**ITEMS:**
☆ ☆ ☆ ☆ ☆
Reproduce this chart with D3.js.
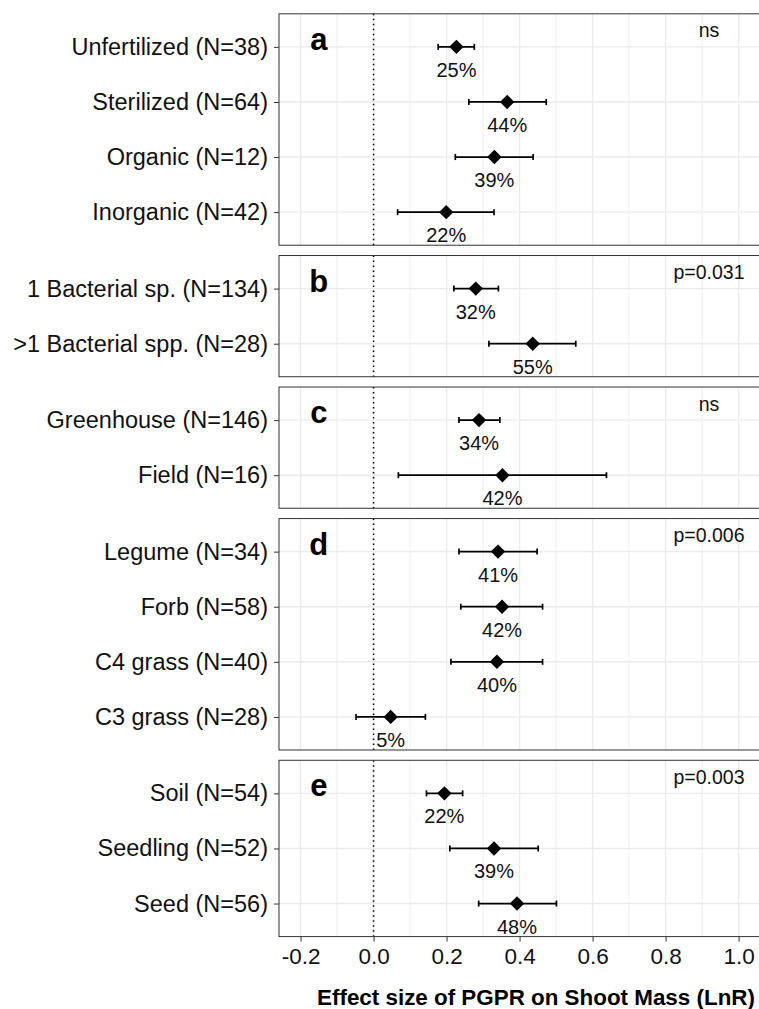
☆ ☆ ☆ ☆ ☆
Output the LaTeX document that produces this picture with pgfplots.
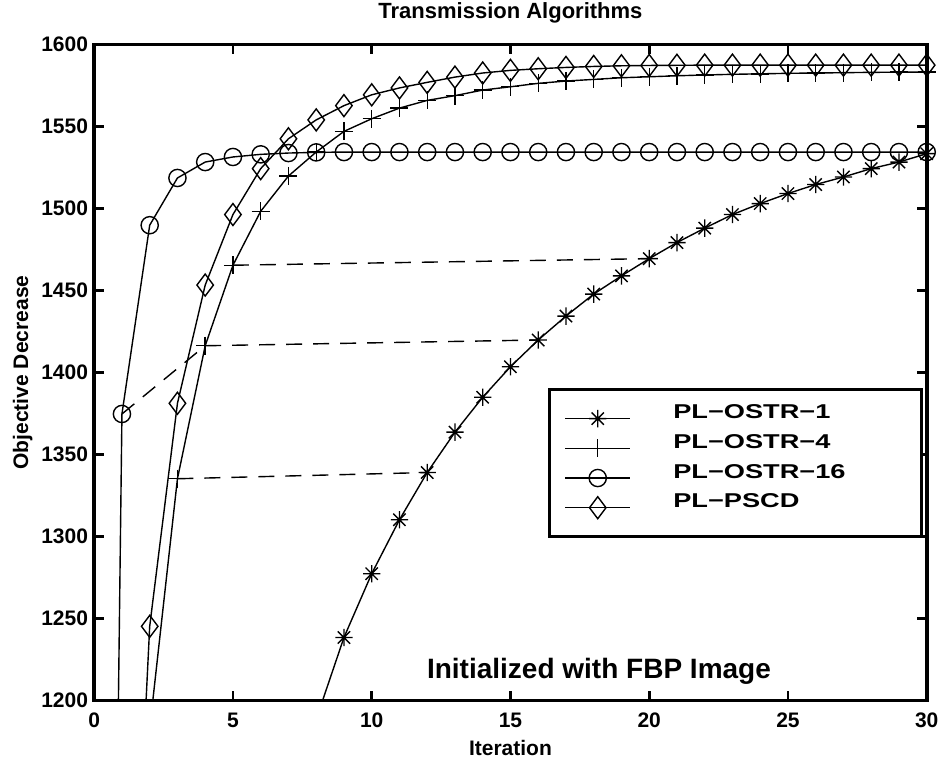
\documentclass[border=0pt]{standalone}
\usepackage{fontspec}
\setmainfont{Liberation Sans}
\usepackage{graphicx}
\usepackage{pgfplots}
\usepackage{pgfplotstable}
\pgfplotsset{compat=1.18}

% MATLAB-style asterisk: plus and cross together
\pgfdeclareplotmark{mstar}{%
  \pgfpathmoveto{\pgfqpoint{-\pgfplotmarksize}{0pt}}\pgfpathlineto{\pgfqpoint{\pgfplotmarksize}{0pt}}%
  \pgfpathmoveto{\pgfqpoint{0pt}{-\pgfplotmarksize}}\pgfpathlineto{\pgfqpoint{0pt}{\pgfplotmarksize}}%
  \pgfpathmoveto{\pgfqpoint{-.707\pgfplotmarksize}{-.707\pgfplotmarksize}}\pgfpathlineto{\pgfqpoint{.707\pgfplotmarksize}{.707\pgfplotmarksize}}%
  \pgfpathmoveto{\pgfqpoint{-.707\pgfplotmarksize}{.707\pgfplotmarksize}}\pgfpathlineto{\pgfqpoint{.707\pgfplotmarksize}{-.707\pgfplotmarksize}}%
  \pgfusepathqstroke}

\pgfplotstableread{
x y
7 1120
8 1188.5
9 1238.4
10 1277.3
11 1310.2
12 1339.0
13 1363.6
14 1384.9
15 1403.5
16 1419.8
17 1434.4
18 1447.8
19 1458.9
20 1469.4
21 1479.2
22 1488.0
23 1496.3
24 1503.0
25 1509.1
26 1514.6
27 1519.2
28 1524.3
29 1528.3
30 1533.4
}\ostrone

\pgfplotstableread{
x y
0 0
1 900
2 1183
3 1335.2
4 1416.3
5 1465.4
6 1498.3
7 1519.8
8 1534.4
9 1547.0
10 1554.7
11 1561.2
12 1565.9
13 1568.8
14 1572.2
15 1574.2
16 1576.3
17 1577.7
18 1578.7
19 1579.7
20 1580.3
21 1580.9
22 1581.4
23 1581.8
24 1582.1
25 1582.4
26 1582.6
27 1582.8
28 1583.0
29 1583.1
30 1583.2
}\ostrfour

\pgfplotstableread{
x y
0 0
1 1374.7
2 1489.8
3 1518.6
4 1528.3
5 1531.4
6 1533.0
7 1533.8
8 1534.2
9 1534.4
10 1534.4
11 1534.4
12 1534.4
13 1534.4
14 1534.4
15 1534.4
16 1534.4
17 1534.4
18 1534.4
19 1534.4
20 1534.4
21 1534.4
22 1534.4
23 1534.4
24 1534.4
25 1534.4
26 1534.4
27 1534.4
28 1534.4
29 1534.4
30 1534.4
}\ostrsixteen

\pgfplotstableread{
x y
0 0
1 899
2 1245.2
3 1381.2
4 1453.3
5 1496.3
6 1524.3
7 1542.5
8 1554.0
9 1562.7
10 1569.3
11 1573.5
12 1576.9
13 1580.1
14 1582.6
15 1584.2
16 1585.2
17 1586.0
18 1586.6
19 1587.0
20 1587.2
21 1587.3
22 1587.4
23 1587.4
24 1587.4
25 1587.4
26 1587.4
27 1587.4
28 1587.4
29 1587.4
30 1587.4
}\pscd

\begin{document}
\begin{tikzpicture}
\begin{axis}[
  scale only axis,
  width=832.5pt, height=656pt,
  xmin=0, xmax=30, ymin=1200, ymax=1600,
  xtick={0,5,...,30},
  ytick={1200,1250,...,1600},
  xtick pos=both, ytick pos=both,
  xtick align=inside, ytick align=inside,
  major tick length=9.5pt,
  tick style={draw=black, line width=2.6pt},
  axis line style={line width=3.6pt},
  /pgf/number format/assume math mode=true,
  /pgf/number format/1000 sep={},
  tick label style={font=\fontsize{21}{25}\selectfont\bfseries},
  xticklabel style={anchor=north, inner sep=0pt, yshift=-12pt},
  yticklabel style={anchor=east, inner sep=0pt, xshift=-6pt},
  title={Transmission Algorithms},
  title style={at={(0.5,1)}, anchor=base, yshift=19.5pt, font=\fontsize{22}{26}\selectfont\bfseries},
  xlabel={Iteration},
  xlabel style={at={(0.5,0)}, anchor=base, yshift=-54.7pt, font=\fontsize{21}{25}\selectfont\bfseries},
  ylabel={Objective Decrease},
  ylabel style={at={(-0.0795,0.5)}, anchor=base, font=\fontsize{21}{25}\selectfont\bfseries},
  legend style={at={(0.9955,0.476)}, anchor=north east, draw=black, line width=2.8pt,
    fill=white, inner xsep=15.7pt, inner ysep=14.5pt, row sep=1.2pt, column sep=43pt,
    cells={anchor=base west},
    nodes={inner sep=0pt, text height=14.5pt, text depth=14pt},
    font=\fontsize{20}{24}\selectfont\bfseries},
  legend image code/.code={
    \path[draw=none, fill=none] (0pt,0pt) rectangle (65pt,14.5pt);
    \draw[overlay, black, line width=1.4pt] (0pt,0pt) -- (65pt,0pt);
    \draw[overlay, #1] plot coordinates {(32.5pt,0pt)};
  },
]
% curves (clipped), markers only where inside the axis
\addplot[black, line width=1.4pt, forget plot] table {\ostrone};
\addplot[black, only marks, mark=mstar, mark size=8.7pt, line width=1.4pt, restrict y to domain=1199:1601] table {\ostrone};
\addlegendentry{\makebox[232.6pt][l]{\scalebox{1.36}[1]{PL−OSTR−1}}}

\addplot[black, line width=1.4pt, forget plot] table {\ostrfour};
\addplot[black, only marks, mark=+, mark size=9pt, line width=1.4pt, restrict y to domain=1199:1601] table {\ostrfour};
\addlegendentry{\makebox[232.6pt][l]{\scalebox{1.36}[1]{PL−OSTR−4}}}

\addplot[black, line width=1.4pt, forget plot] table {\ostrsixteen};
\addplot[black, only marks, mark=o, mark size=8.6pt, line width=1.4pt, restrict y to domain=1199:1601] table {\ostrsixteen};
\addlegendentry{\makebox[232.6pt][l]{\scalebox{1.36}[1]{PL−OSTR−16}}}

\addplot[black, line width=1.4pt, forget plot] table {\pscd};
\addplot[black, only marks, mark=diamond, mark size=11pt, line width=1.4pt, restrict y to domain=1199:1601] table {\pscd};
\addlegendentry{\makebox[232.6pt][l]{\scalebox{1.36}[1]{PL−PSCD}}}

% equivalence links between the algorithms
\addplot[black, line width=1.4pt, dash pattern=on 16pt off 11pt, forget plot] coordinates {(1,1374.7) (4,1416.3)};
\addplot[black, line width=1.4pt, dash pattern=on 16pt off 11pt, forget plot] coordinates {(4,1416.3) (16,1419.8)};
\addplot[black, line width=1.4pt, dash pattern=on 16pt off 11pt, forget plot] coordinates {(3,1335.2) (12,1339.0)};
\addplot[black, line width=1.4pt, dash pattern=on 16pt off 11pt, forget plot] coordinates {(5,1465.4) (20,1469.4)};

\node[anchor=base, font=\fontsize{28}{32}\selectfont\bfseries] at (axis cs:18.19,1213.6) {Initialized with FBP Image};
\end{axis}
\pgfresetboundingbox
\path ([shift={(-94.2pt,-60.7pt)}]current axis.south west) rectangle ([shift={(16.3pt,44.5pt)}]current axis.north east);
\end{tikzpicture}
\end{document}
☆ ☆ ☆ ☆ ☆
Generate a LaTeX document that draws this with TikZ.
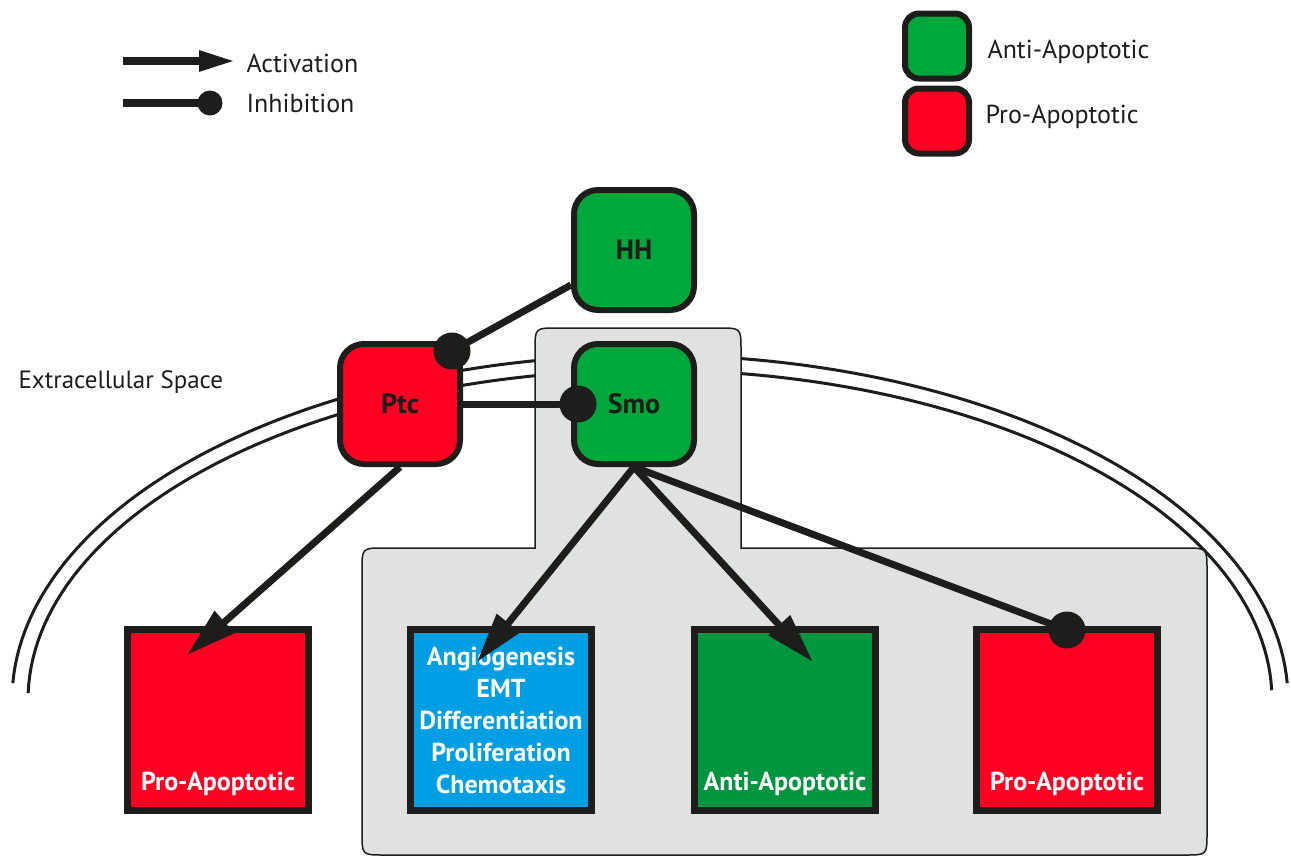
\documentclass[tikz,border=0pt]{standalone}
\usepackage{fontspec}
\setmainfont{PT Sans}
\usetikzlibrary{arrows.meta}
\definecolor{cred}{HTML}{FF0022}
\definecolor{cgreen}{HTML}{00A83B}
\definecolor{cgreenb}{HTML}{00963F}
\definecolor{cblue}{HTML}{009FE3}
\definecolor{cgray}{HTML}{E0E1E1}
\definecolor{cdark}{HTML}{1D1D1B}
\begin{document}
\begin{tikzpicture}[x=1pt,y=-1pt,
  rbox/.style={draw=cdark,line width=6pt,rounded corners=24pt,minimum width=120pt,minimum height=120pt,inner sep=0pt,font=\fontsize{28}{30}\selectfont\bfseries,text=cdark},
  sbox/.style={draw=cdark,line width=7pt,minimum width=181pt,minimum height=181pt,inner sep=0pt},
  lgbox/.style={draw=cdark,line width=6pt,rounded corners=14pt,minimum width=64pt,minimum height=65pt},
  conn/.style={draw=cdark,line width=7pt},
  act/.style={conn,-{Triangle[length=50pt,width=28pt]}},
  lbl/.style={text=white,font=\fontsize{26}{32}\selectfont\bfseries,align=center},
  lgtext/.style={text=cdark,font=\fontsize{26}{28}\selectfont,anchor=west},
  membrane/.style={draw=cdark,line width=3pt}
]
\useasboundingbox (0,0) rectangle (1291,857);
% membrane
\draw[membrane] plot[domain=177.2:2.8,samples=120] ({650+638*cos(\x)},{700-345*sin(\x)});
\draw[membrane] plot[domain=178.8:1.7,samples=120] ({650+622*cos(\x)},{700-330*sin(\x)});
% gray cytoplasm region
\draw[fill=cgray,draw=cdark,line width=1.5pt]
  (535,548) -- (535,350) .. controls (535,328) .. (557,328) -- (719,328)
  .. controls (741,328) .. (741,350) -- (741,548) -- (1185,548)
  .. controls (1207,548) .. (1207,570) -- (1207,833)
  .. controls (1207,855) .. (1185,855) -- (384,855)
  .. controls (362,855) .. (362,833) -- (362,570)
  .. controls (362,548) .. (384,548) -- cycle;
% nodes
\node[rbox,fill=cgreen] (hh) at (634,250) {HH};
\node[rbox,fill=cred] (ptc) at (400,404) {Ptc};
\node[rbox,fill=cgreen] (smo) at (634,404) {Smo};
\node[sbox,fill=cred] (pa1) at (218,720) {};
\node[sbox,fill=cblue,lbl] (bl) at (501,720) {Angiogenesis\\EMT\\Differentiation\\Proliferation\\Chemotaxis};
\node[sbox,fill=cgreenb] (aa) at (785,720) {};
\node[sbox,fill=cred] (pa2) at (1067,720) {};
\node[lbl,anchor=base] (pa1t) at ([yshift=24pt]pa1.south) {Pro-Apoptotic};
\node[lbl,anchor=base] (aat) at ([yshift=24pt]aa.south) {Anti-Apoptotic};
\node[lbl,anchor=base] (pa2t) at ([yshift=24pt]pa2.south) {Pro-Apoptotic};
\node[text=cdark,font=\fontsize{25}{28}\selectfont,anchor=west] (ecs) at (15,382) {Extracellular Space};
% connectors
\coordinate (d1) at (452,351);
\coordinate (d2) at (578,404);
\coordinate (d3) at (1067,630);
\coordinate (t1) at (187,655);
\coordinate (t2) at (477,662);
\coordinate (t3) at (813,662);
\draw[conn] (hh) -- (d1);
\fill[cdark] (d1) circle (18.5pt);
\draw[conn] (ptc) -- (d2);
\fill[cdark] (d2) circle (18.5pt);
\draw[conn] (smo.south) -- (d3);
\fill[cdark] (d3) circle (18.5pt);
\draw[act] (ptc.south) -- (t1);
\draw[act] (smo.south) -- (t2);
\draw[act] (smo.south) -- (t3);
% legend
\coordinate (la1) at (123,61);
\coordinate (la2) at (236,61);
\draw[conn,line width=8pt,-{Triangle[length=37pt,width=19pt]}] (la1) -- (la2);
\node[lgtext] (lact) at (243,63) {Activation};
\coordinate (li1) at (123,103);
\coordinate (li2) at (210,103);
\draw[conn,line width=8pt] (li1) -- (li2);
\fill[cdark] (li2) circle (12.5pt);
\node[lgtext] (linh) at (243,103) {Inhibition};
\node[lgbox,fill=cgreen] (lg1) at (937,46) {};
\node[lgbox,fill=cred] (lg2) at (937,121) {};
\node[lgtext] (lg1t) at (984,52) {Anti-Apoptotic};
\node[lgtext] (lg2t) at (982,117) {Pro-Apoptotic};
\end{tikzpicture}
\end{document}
☆ ☆ ☆ ☆ ☆
**SET TASK:** From the entries above, copy every line containing the word "that".

**THE REPLY:**
Output the LaTeX document that produces this picture with pgfplots.
Generate a LaTeX document that draws this with TikZ.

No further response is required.